* [Task brief] Extract and list every line that contains the word "chart".
═══ Supplied information
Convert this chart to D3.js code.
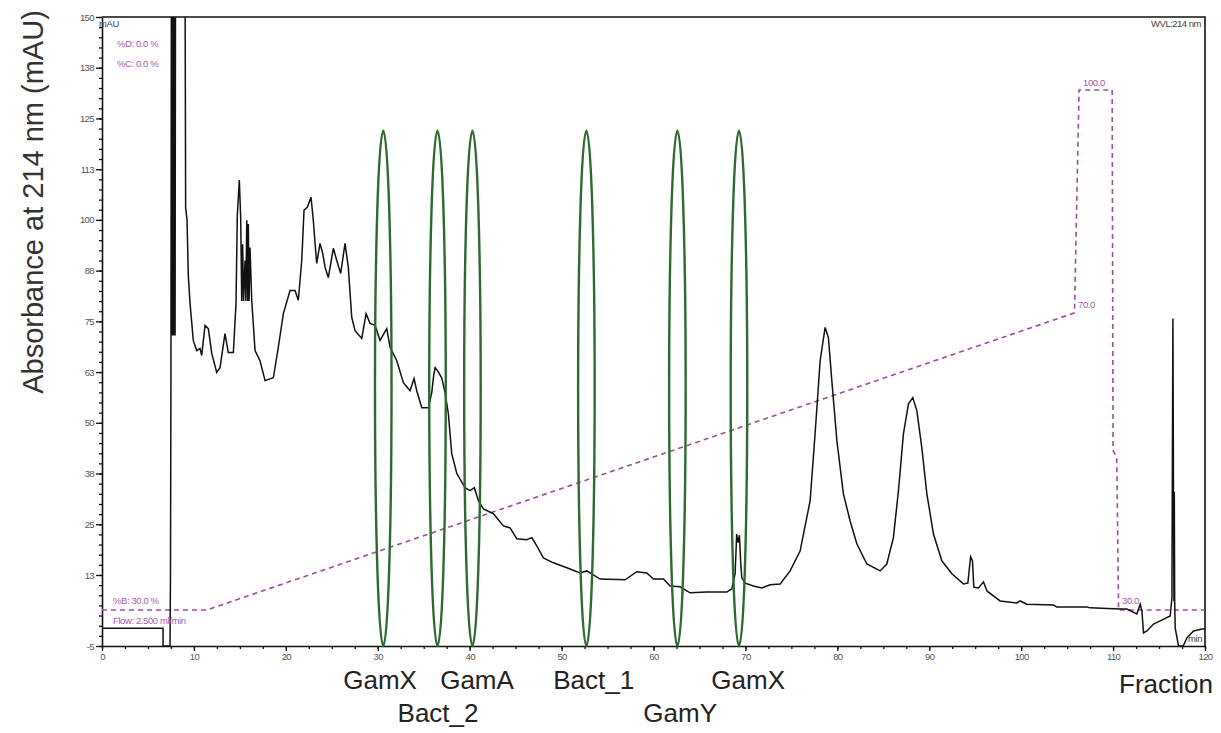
<!DOCTYPE html>
<html>
<head>
<meta charset="utf-8">
<script src="https://cdn.jsdelivr.net/npm/d3@7"></script>
<style>
  body { margin: 0; background: #fff; }
  text { font-family: "Liberation Sans", Arial, sans-serif; }
</style>
</head>
<body>
<div id="chart"></div>
<script>
// Chromatogram trace: retention time (min) and absorbance (mAU).
var traceTime = [0, 6.64, 6.64, 7.40, 7.45, 7.50, 7.55, 7.65, 7.72, 7.80, 7.87, 7.95, 8.0, 9.03, 9.10, 9.25, 9.39, 9.58, 9.93, 10.30,
  10.66, 10.85, 11.21, 11.57, 11.94, 12.48, 12.84, 13.38, 13.74, 14.29, 14.58, 14.72, 14.94, 15.09, 15.2, 15.3, 15.4, 15.56, 15.65, 15.75,
  15.85, 15.92, 16.0, 16.10, 16.29, 16.65, 17.19, 17.74, 18.64, 19.18, 19.73, 20.46, 21.00, 21.36, 21.73, 21.98, 22.34, 22.74, 22.99, 23.18,
  23.36, 23.72, 24.01, 24.27, 24.62, 25.17, 25.54, 25.97, 26.44, 26.80, 26.99, 27.17, 27.53, 28.26, 28.73, 29.16, 29.71, 30.25, 30.98, 31.34,
  32.07, 32.79, 33.51, 33.95, 34.24, 34.79, 35.51, 35.88, 36.1, 36.25, 36.6, 36.96, 37.32, 37.68, 38.05, 38.60, 39.50, 40.04, 40.51, 40.95,
  41.49, 42.58, 43.67, 44.40, 45.13, 46.21, 46.76, 47.30, 48.02, 49.11, 50.57, 52.01, 52.74, 54.19, 56.91, 58.18, 59.27, 59.99, 61.08, 61.81,
  62.89, 63.98, 65.80, 67.98, 68.52, 68.88, 69.05, 69.2, 69.35, 69.5, 69.61, 69.97, 70.87, 71.78, 72.69, 73.78, 74.86, 75.95, 77.04, 77.58,
  78.13, 78.67, 79.03, 79.40, 79.95, 80.66, 81.39, 82.12, 83.21, 84.66, 85.38, 86.10, 86.65, 87.19, 87.74, 88.21, 88.65, 89.19, 89.74, 90.46,
  91.37, 92.46, 93.72, 94.2, 94.5, 94.7, 94.85, 95.35, 95.9, 96.3, 97.71, 99.53, 99.89, 100.62, 103.51, 103.88, 107.15, 107.51, 110.77, 111.50, 112.59,
  112.95, 113.14, 113.31, 113.68, 114.40, 115.13, 116.21, 116.40, 116.51, 116.57, 116.62, 116.66, 116.70, 116.76, 117.12, 117.63, 118.03, 118.75, 119.67, 120];
var traceAbs = [-0.6, -0.6, -5, -5, 12.3, 61.0, 165, 71.5, 165, 71.5, 165, 71.5, 165, 165, 103, 100, 86.3, 79.4, 70.3, 67.8,
  68.3, 66.6, 74.0, 73.2, 67.1, 62.4, 63.6, 72.0, 67.3, 67.3, 79.4, 101.1, 109.8, 100.4, 80, 94, 80, 90, 80, 99.9,
  80, 99, 80, 93.2, 80.2, 67.8, 65.3, 60.4, 61.1, 68.6, 76.9, 82.6, 82.6, 80.2, 90.0, 102.4, 103.1, 105.6, 99.9, 94.2,
  89.3, 94.2, 91.8, 88.3, 85.8, 93.0, 90.0, 86.8, 94.2, 88.3, 81.9, 76.0, 72.7, 70.8, 76.9, 74.5, 74.0, 70.3, 73.2, 68.6,
  65.3, 59.9, 57.9, 60.9, 57.9, 53.7, 53.7, 57.5, 62, 63.6, 62.5, 61.1, 57.5, 52.3, 42.4, 37.5, 34.0, 33.3, 34.0, 30.8,
  28.8, 27.6, 24.6, 24.1, 21.4, 21.2, 21.7, 19.7, 16.7, 15.5, 14.3, 13.0, 13.5, 11.5, 11.3, 13.3, 13.0, 11.5, 11.5, 9.8,
  9.6, 8.1, 8.3, 8.3, 9.1, 12.8, 22.6, 20.5, 22.3, 15.0, 11.8, 10.5, 9.8, 9.3, 10.1, 10.3, 13.5, 18.4, 30.8, 47.3,
  65.3, 73.5, 71.0, 60.4, 45.6, 32.5, 25.8, 20.2, 15.2, 13.5, 15.2, 21.7, 33.3, 47.3, 54.7, 56.2, 53.0, 43.9, 32.5, 22.6,
  16.0, 12.8, 10.3, 10.5, 17.0, 16.0, 9.5, 9.3, 10.8, 8.5, 6.1, 5.6, 6.1, 5.3, 5.1, 4.6, 4.6, 4.4, 4.1, 4.1, 2.9,
  5.3, 3.6, -1.8, -1.3, 0.4, 1.2, 2.4, 6.8, 75.7, 33, 6, 33, 6, -0.6, -5, -5, -3.0, -1.3, -0.8, -0.8];

// Solvent gradient (%B) program.
var gradTime = [0, 11.4, 105.8, 106.3, 109.9, 110.0, 110.4, 110.6, 120];
var gradB = [30, 30, 70, 100, 100, 51.5, 50.5, 30, 30];

// Collected fractions (green ellipses) and their labels.
var fractionTimes = [30.6, 36.5, 40.3, 52.7, 62.6, 69.3];
var fractionTop = 122, fractionBottom = -5;
var fractionNames = ["GamX", "Bact_2", "GamA", "Bact_1", "GamY", "GamX"];
var fractionLabelTimes = [30.25, 36.56, 40.8, 53.5, 62.9, 70.3];
var fractionRows = [0, 1, 0, 0, 1, 0];

// Axis ticks.
var xTicks = [0, 10, 20, 30, 40, 50, 60, 70, 80, 90, 100, 110, 120];
var yTicks = [-5, 12.5, 25, 37.5, 50, 62.5, 75, 87.5, 100, 112.5, 125, 137.5, 150];

var W = 1221, H = 733;
var plotLeft = 102, plotRight = 1205, plotTop = 17, plotBottom = 646;

var svg = d3.select("#chart").append("svg")
    .attr("width", W)
    .attr("height", H);

var x = d3.scaleLinear().domain([0, 120]).range([plotLeft, plotRight]);
var y = d3.scaleLinear().domain([-5, 150]).range([plotBottom, plotTop]);
// %B scale of the gradient overlay
var yB = d3.scaleLinear().domain([30, 100]).range([610, 90]);

svg.append("clipPath").attr("id", "plot-clip")
  .append("rect")
    .attr("x", plotLeft).attr("y", plotTop)
    .attr("width", plotRight - plotLeft).attr("height", plotBottom - plotTop);

// minor ticks
svg.append("g")
    .attr("transform", "translate(0," + plotBottom + ")")
    .call(d3.axisBottom(x).tickValues(d3.range(0, 120.1, 2.5)).tickSize(3).tickFormat(""))
    .call(function(g){ g.select(".domain").remove(); });
svg.append("g")
    .attr("transform", "translate(" + plotLeft + ",0)")
    .call(d3.axisLeft(y).tickValues(d3.range(-5, 150.1, 2.5)).tickSize(3).tickFormat(""))
    .call(function(g){ g.select(".domain").remove(); });

// major ticks + labels
var xAxis = svg.append("g")
    .attr("transform", "translate(0," + plotBottom + ")")
    .call(d3.axisBottom(x).tickValues(xTicks).tickSize(5).tickPadding(2).tickSizeOuter(0));
var yAxis = svg.append("g")
    .attr("transform", "translate(" + plotLeft + ",0)")
    .call(d3.axisLeft(y).tickValues(yTicks).tickSize(6).tickPadding(2).tickSizeOuter(0)
      .tickFormat(function(d){ return Math.round(d); }));

[xAxis, yAxis].forEach(function(a){
  a.selectAll("text").attr("fill", "#555").style("font-size", "9.5px").style("letter-spacing", "-0.6px");
  a.select(".domain").attr("stroke", "#111").attr("stroke-width", 1.6);
});
svg.selectAll("g.tick line").attr("stroke", "#111").attr("stroke-width", 1.3);

// frame top and right
svg.append("path")
    .attr("d", "M" + plotLeft + "," + plotTop + "H" + plotRight + "V" + plotBottom)
    .attr("fill", "none")
    .attr("stroke", "#111")
    .attr("stroke-width", 1.6);

var plot = svg.append("g").attr("clip-path", "url(#plot-clip)");

// gradient overlay
var gradLine = d3.line()
    .x(function(d, i){ return x(gradTime[i]); })
    .y(function(d){ return yB(d); });
plot.append("path")
    .attr("d", gradLine(gradB))
    .attr("fill", "none")
    .attr("stroke", "#9a4c9e")
    .attr("stroke-width", 1.6)
    .attr("stroke-dasharray", "5,4");

// chromatogram
var trace = d3.line()
    .x(function(d, i){ return x(traceTime[i]); })
    .y(function(d){ return y(d); });
plot.append("path")
    .attr("d", trace(traceAbs))
    .attr("fill", "none")
    .attr("stroke", "#111")
    .attr("stroke-width", 1.5)
    .attr("stroke-linejoin", "miter");

// fraction ellipses
svg.append("g").selectAll("ellipse")
    .data(fractionTimes)
    .enter().append("ellipse")
      .attr("cx", function(d){ return x(d); })
      .attr("cy", y((fractionTop + fractionBottom) / 2))
      .attr("rx", x(0.9) - x(0))
      .attr("ry", (y(fractionBottom) - y(fractionTop)) / 2)
      .attr("fill", "none")
      .attr("stroke", "#2e6a30")
      .attr("stroke-width", 2.4);

// small instrument annotations
var purple = "#a85aa8";
var notes = [
  {t: "%D: 0.0 %", x: 117, y: 47, c: purple},
  {t: "%C: 0.0 %", x: 117, y: 67, c: purple},
  {t: "%B: 30.0 %", x: 113, y: 604, c: purple},
  {t: "Flow: 2.500 ml/min", x: 113, y: 624, c: purple},
  {t: "70.0", x: 1078, y: 308, c: purple},
  {t: "100.0", x: 1083, y: 86, c: purple},
  {t: "30.0", x: 1122, y: 604, c: purple},
  {t: "mAU", x: 99, y: 27, c: "#445"},
  {t: "min", x: 1188, y: 642, c: "#444"}
];
svg.append("g").selectAll("text")
    .data(notes)
    .enter().append("text")
      .attr("x", function(d){ return d.x; })
      .attr("y", function(d){ return d.y; })
      .attr("fill", function(d){ return d.c; })
      .style("font-size", "9.5px")
      .style("letter-spacing", "-0.4px")
      .text(function(d){ return d.t; });

svg.append("text")
    .attr("x", 1201)
    .attr("y", 27)
    .attr("text-anchor", "end")
    .attr("fill", "#444")
    .style("font-size", "9.5px")
    .style("letter-spacing", "-0.5px")
    .text("WVL:214 nm");

// fraction labels
svg.append("g").selectAll("text")
    .data(fractionNames)
    .enter().append("text")
      .attr("x", function(d, i){ return x(fractionLabelTimes[i]); })
      .attr("y", function(d, i){ return fractionRows[i] ? 722 : 689; })
      .attr("text-anchor", "middle")
      .attr("fill", "#222")
      .style("font-size", "26px")
      .text(function(d){ return d; });

// axis titles
svg.append("text")
    .attr("x", 1213)
    .attr("y", 693)
    .attr("text-anchor", "end")
    .attr("fill", "#222")
    .style("font-size", "26px")
    .text("Fraction");

svg.append("text")
    .attr("transform", "translate(43,202) rotate(-90)")
    .attr("text-anchor", "middle")
    .attr("fill", "#333")
    .style("font-size", "29px")
    .text("Absorbance at 214 nm (mAU)");
</script>
</body>
</html>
══════
* [Output for this exercise]
Convert this chart to D3.js code.
<div id="chart"></div>
var svg = d3.select("#chart").append("svg")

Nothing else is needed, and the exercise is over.